Someone needs to tell Mr. Rogan that entertaining his audience at the expense of Black people is not funny now and never will be. Furthermore, this sorry tour does not feel genuine because the apology is only a reaction to a damaging video posted by Grammy-winning soul singer, India Arie.

As previously reported by EEW Magazine Online, she parted ways with Spotify in protest of Rogan’s “language around race” and the streaming service’s poor compensation plan for artists.

India Arie pulls music from Spotify in protest of Joe Rogan’s racist language around Black people.

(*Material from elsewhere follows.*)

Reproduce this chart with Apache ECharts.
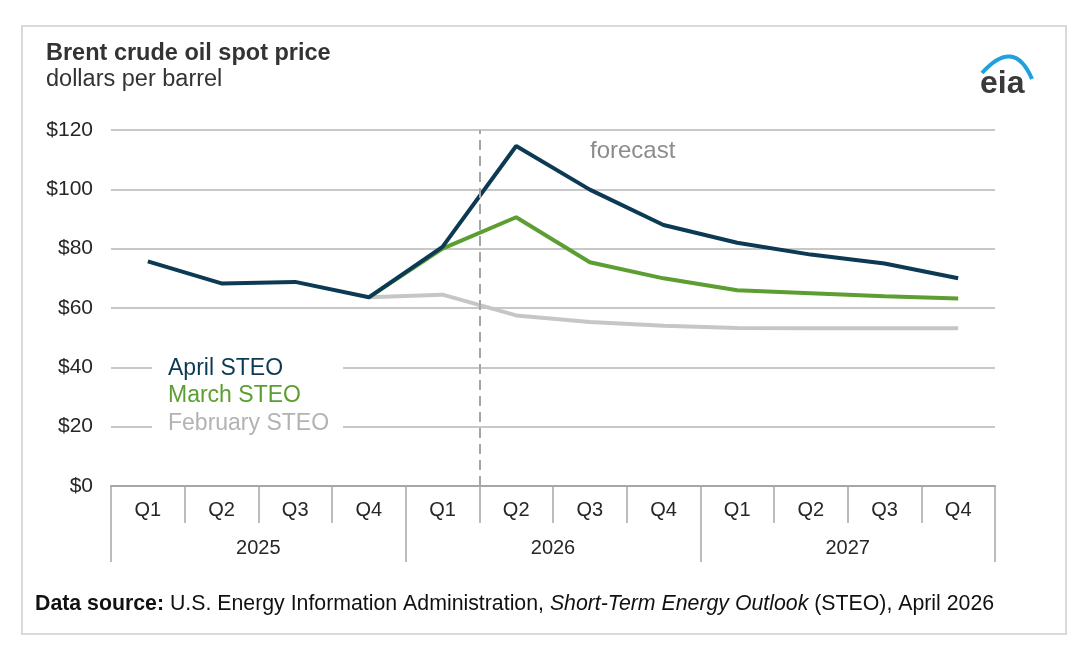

Arie made her position clear on Rogan’s use of the N-word, saying, he “shouldn’t even be uttering the word. Don’t say it, under any context.” In his video, Rogan, who said he had not said the N-word “in years,” now agrees that “It’s not my word to use.”

It was never his word to use. But he never cared to clarify his position or highlight his evolution until his lucrative deal was threatened.

It's safe to say that Spotify has been thrown into full-blown crisis mode in its efforts to stick beside the comedian, television host, and mixed martial artist—their biggest cash cow.

Behind the scenes, the company has quietly removed over 100 episodes of his controversial show in attempts to help put out this dumpster fire.

Unfortunately, Rogan’s worst apology of all time appears to have simply thrown more gasoline on it.